### Request
Print exactly the lines from the first one down to the line containing "4.0, 4.1, 4.13];", both ends included, with no pictures and nothing else.

### Supplied material
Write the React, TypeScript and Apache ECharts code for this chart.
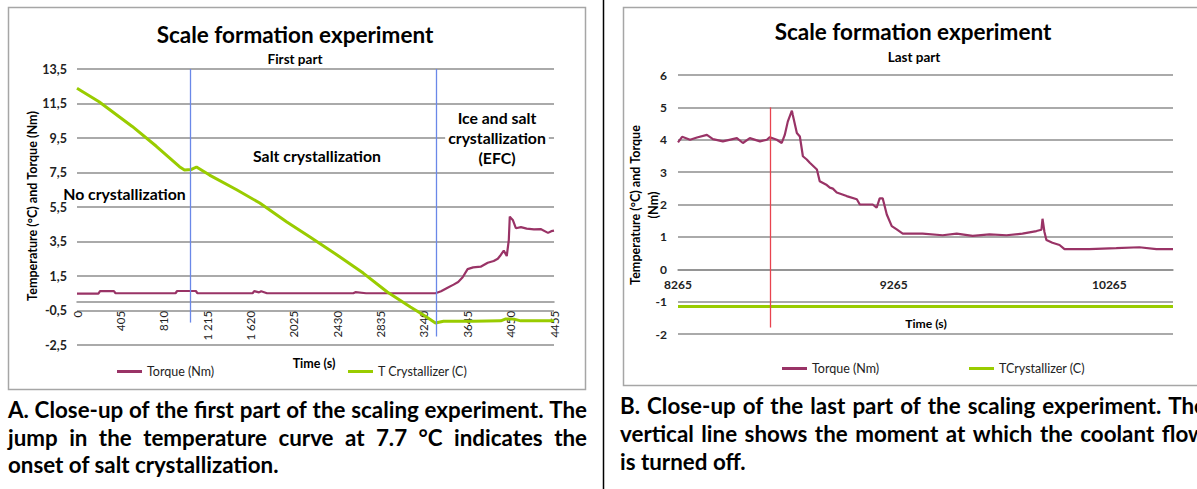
import React, { useEffect, useRef } from 'react';
import * as echarts from 'echarts';

const W = 1197;
const H = 489;

// ---- Part A: first part of the scaling experiment ----
const firstTicks = ['0', '405', '810', '1 215', '1 620', '2025', '2430', '2835', '3240', '3645', '4050', '4455'];

const firstTempTime = [0, 206, 516, 741, 957, 1004, 1069, 1116, 1238, 1491, 1707, 1960, 2176, 2429, 2673, 2898, 3114, 3236, 3348, 3423, 3700, 3958, 4005, 4080, 4145, 4455];
const firstTemp = [12.38, 11.6, 10.17, 9.02, 7.84, 7.65, 7.68, 7.82, 7.35, 6.5, 5.73, 4.63, 3.76, 2.72, 1.67, 0.57, -0.3, -0.76, -1.22, -1.12, -1.12, -1.1, -0.99, -1.0, -1.1, -1.1];

const firstTorqueTime = [0, 200, 215, 345, 360, 920, 935, 1110, 1125, 1640, 1655, 1700, 1720, 1775, 2580, 2600, 2700, 3348, 3400, 3461, 3517, 3560, 3602, 3648, 3700, 3770, 3836, 3892, 3930, 3958, 3986, 4014, 4033, 4042, 4055, 4070, 4099, 4146, 4200, 4268, 4330, 4399, 4430, 4455];
const firstTorque = [0.48, 0.48, 0.62, 0.62, 0.5, 0.5, 0.63, 0.63, 0.5, 0.5, 0.62, 0.55, 0.62, 0.5, 0.5, 0.56, 0.5, 0.5, 0.62, 0.82, 1.0, 1.15, 1.43, 1.9, 2.0, 2.04, 2.27, 2.37, 2.5, 2.72, 2.97, 2.66, 3.6, 4.94, 4.85, 4.75, 4.27, 4.33, 4.25, 4.2, 4.22, 4.0, 4.1, 4.13];

// phase boundaries (s) and where each marker line stops (°C)
const phaseBoundaries = [1060, 3358];
const phaseLineBottoms = [-1.2, -2.0];

// ---- Part B: last part of the scaling experiment ----
const lastTorqueTime = [8265, 8284, 8321, 8353, 8399, 8427, 8473, 8538, 8566, 8598, 8645, 8677, 8691, 8723, 8746, 8760, 8774, 8793, 8797, 8816, 8830, 8844, 8862, 8876, 8909, 8922, 8955, 8969, 8983, 9001, 9047, 9094, 9108, 9168, 9186, 9200, 9214, 9233, 9256, 9279, 9307, 9399, 9492, 9557, 9631, 9709, 9788, 9862, 9927, 9950, 9955, 9964, 9973, 10001, 10034, 10057, 10172, 10297, 10404, 10483, 10560];
const lastTorque = [3.92, 4.09, 4.0, 4.07, 4.15, 4.02, 3.95, 4.05, 3.9, 4.05, 3.95, 4.0, 4.08, 4.0, 3.9, 4.15, 4.56, 4.9, 4.77, 4.21, 4.1, 3.49, 3.39, 3.29, 3.08, 2.72, 2.6, 2.52, 2.49, 2.37, 2.26, 2.16, 2.0, 2.0, 1.9, 2.19, 2.19, 1.69, 1.33, 1.23, 1.1, 1.1, 1.05, 1.1, 1.03, 1.08, 1.05, 1.1, 1.18, 1.22, 1.56, 1.15, 0.9, 0.82, 0.75, 0.62, 0.62, 0.65, 0.68, 0.62, 0.62];

const lastTempTime = [8265, 10560];
const lastTemp = [-1.15, -1.15];

const coolantOffTime = 8691;

// ---- captions ----
const captionA = [
  'A. Close-up of the first part of the scaling experiment. The',
  'jump in the temperature curve at 7.7 °C indicates the',
  'onset of salt crystallization.',
];
const captionB = [
  'B. Close-up of the last part of the scaling experiment. The',
  'vertical line shows the moment at which the coolant flow',
  'is turned off.',
];

const FONT = 'Lato, "Open Sans", sans-serif';
const TORQUE = '#993366';
const LIME = '#99cc00';
const GRIDC = '#8e8e8e';
const FRAME = '#a6a6a6';
const BLUE = '#6a88e8';
const RED = '#e8434f';

const pairs = (xs: number[], ys: number[]) => xs.map((x, i) => [x, ys[i]]);

function txt(x: number, y: number, text: string, size: number, weight: string, extra: any = {}) {
  return {
    type: 'text',
    x,
    y,
    z: 50,
    silent: true,
    ...extra,
    style: {
      text,
      fill: '#000',
      fontSize: size,
      fontWeight: weight,
      fontFamily: FONT,
      align: 'center',
      verticalAlign: 'middle',
      ...(extra.style || {}),
    },
  };
}

// grid geometry
const gridA = { left: 77, top: 69, width: 477, height: 276 };
const gridB = { left: 678, top: 75, width: 495, height: 259 };
const yA = { min: -2.5, max: 13.5, interval: 2 };
const yB = { min: -2, max: 6, interval: 1 };
// shift of the time axis from the grid bottom up to the zero line
const zeroOffset = (g: { height: number }, y: { min: number; max: number }) =>
  -((0 - y.min) / (y.max - y.min)) * g.height;

export default function App() {
  const ref = useRef<HTMLDivElement>(null);

  useEffect(() => {
    const chart = echarts.init(ref.current!, null, { renderer: 'svg' });

    const ctx = document.createElement('canvas').getContext('2d')!;
    const measure = (s: string, size: number) => {
      ctx.font = `bold ${size}px Lato`;
      return ctx.measureText(s).width;
    };
    const colWidth = 579;
    const capSize = (20 * (colWidth - 3)) / measure(captionA[0], 20);

    const capLine = (text: string, x: number, y: number) =>
      txt(x, y, text, capSize, 'bold', { style: { align: 'left' } });

    // justified line: words spread across the given width
    const justified = (text: string, x: number, y: number, width: number) => {
      const words = text.split(' ');
      const widths = words.map((w) => measure(w, capSize));
      const total = widths.reduce((a, b) => a + b, 0);
      const gap = (width - total) / (words.length - 1);
      let cx = x;
      return words.map((w, i) => {
        const el = txt(cx, y, w, capSize, 'bold', { style: { align: 'left' } });
        cx += widths[i] + gap;
        return el;
      });
    };

    const graphics: any[] = [
      { type: 'rect', shape: { x: 8.5, y: 7.5, width: 577, height: 382 }, style: { fill: 'none', stroke: FRAME, lineWidth: 1.5 }, silent: true },
      { type: 'rect', shape: { x: 623.5, y: 7.5, width: 640, height: 378 }, style: { fill: 'none', stroke: FRAME, lineWidth: 1.5 }, silent: true },
      { type: 'line', shape: { x1: 603.5, y1: 0, x2: 603.5, y2: H }, style: { stroke: '#000', lineWidth: 1.5 }, silent: true },

      // titles
      txt(295, 34, 'Scale formation experiment', 22.5, 'bold'),
      txt(295, 59, 'First part', 13.5, 'bold'),
      txt(913, 31, 'Scale formation experiment', 22.5, 'bold'),
      txt(914, 57, 'Last part', 13.5, 'bold'),

      // phase annotations
      txt(124.5, 193, 'No crystallization', 15.8, 'bold'),
      txt(317, 155, 'Salt crystallization', 15.8, 'bold'),
      txt(497, 137, 'Ice and salt\ncrystallization\n(EFC)', 15.8, 'bold', {
        style: { lineHeight: 20, backgroundColor: '#fff', padding: [0, 3] },
      }),

      // axis titles
      txt(32, 206, 'Temperature (°C) and Torque (Nm)', 12.6, 'bold', { rotation: Math.PI / 2 }),
      txt(314, 363, 'Time (s)', 12.5, 'bold'),
      txt(644, 205, 'Temperature (°C) and Torque\n(Nm)', 12.6, 'bold', {
        rotation: Math.PI / 2,
        style: { lineHeight: 18 },
      }),
      txt(926, 323, 'Time (s)', 12.2, 'bold'),

      // captions
      ...justified(captionA[0], 8, 409, colWidth),
      ...justified(captionA[1], 8, 437, colWidth),
      capLine(captionA[2], 8, 464),
      ...justified(captionB[0], 620, 405, 586),
      ...justified(captionB[1], 620, 433, 586),
      capLine(captionB[2], 620, 461),
    ];

    const legendBase = {
      orient: 'horizontal',
      icon: 'rect',
      itemWidth: 25,
      itemHeight: 3,
      selectedMode: false,
      padding: 0,
      textStyle: { fontSize: 12.5, color: '#222', fontFamily: FONT },
    };

    const tickLabel = { fontFamily: FONT, color: '#222', fontWeight: 'bold' };

    const option: any = {
      animation: false,
      backgroundColor: '#fff',
      grid: [gridA, gridB],
      xAxis: [
        {
          type: 'value',
          gridIndex: 0,
          min: 0,
          max: 4455,
          interval: 405,
          offset: zeroOffset(gridA, yA),
          axisLine: { show: true, onZero: false, lineStyle: { color: GRIDC, width: 1.5 } },
          axisTick: { show: false },
          splitLine: { show: false },
          axisLabel: {
            ...tickLabel,
            fontWeight: 'normal',
            fontSize: 11.5,
            rotate: 90,
            margin: 9,
            formatter: (v: number) => firstTicks[Math.round(v / 405)] ?? '',
          },
        },
        {
          type: 'value',
          gridIndex: 1,
          min: 8265,
          max: 10560,
          interval: 1000,
          offset: zeroOffset(gridB, yB),
          axisLine: { show: true, onZero: false, lineStyle: { color: GRIDC, width: 1.5 } },
          axisTick: { show: false },
          splitLine: { show: false },
          axisLabel: {
            ...tickLabel,
            fontSize: 12,
            margin: 9,
            showMaxLabel: false,
            formatter: (v: number) => String(v),
          },
        },
      ],
      yAxis: [
        {
          type: 'value',
          gridIndex: 0,
          ...yA,
          axisLine: { show: false },
          axisTick: { show: false },
          splitLine: { show: true, lineStyle: { color: GRIDC, width: 1.5 } },
          axisLabel: {
            ...tickLabel,
            fontSize: 12.5,
            margin: 10,
            formatter: (v: number) => String(v).replace('.', ','),
          },
        },
        {
          type: 'value',
          gridIndex: 1,
          ...yB,
          axisLine: { show: false },
          axisTick: { show: false },
          splitLine: { show: true, lineStyle: { color: GRIDC, width: 1.5 } },
          axisLabel: { ...tickLabel, fontSize: 12, margin: 11 },
        },
      ],
      legend: [
        { ...legendBase, data: ['Torque (Nm)'], left: 117, top: 365 },
        { ...legendBase, data: ['T Crystallizer (C)'], left: 348, top: 365 },
        { ...legendBase, data: ['Torque (Nm)'], left: 782, top: 362 },
        { ...legendBase, data: ['TCrystallizer (C)'], left: 969, top: 362 },
      ],
      series: [
        {
          type: 'line',
          name: 'Torque (Nm)',
          xAxisIndex: 0,
          yAxisIndex: 0,
          data: pairs(firstTorqueTime, firstTorque),
          symbol: 'none',
          lineStyle: { color: TORQUE, width: 2.2 },
          itemStyle: { color: TORQUE },
        },
        {
          type: 'line',
          name: 'T Crystallizer (C)',
          xAxisIndex: 0,
          yAxisIndex: 0,
          data: pairs(firstTempTime, firstTemp),
          symbol: 'none',
          lineStyle: { color: LIME, width: 3 },
          itemStyle: { color: LIME },
          markLine: {
            silent: true,
            symbol: 'none',
            label: { show: false },
            lineStyle: { color: BLUE, width: 1.3, type: 'solid' },
            data: phaseBoundaries.map((t, i) => [
              { coord: [t, 13.5] },
              { coord: [t, phaseLineBottoms[i]] },
            ]),
          },
        },
        {
          type: 'line',
          name: 'Torque (Nm)',
          xAxisIndex: 1,
          yAxisIndex: 1,
          data: pairs(lastTorqueTime, lastTorque),
          symbol: 'none',
          lineStyle: { color: TORQUE, width: 2.2 },
          itemStyle: { color: TORQUE },
          markLine: {
            silent: true,
            symbol: 'none',
            label: { show: false },
            lineStyle: { color: RED, width: 1.3, type: 'solid' },
            data: [[{ coord: [coolantOffTime, 5] }, { coord: [coolantOffTime, -1.8] }]],
          },
        },
        {
          type: 'line',
          name: 'TCrystallizer (C)',
          xAxisIndex: 1,
          yAxisIndex: 1,
          data: pairs(lastTempTime, lastTemp),
          symbol: 'none',
          lineStyle: { color: LIME, width: 3 },
          itemStyle: { color: LIME },
        },
      ],
      graphic: { elements: graphics },
    };

    chart.setOption(option);
    return () => chart.dispose();
  }, []);

  return (
    <div
      ref={ref}
      style={{ position: 'absolute', left: 0, top: 0, width: W, height: H, background: '#fff' }}
    />
  );
}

### Expected output
Write the React, TypeScript and Apache ECharts code for this chart.
import React, { useEffect, useRef } from 'react';
import * as echarts from 'echarts';

const W = 1197;
const H = 489;

// ---- Part A: first part of the scaling experiment ----
const firstTicks = ['0', '405', '810', '1 215', '1 620', '2025', '2430', '2835', '3240', '3645', '4050', '4455'];

const firstTempTime = [0, 206, 516, 741, 957, 1004, 1069, 1116, 1238, 1491, 1707, 1960, 2176, 2429, 2673, 2898, 3114, 3236, 3348, 3423, 3700, 3958, 4005, 4080, 4145, 4455];
const firstTemp = [12.38, 11.6, 10.17, 9.02, 7.84, 7.65, 7.68, 7.82, 7.35, 6.5, 5.73, 4.63, 3.76, 2.72, 1.67, 0.57, -0.3, -0.76, -1.22, -1.12, -1.12, -1.1, -0.99, -1.0, -1.1, -1.1];

const firstTorqueTime = [0, 200, 215, 345, 360, 920, 935, 1110, 1125, 1640, 1655, 1700, 1720, 1775, 2580, 2600, 2700, 3348, 3400, 3461, 3517, 3560, 3602, 3648, 3700, 3770, 3836, 3892, 3930, 3958, 3986, 4014, 4033, 4042, 4055, 4070, 4099, 4146, 4200, 4268, 4330, 4399, 4430, 4455];
const firstTorque = [0.48, 0.48, 0.62, 0.62, 0.5, 0.5, 0.63, 0.63, 0.5, 0.5, 0.62, 0.55, 0.62, 0.5, 0.5, 0.56, 0.5, 0.5, 0.62, 0.82, 1.0, 1.15, 1.43, 1.9, 2.0, 2.04, 2.27, 2.37, 2.5, 2.72, 2.97, 2.66, 3.6, 4.94, 4.85, 4.75, 4.27, 4.33, 4.25, 4.2, 4.22, 4.0, 4.1, 4.13];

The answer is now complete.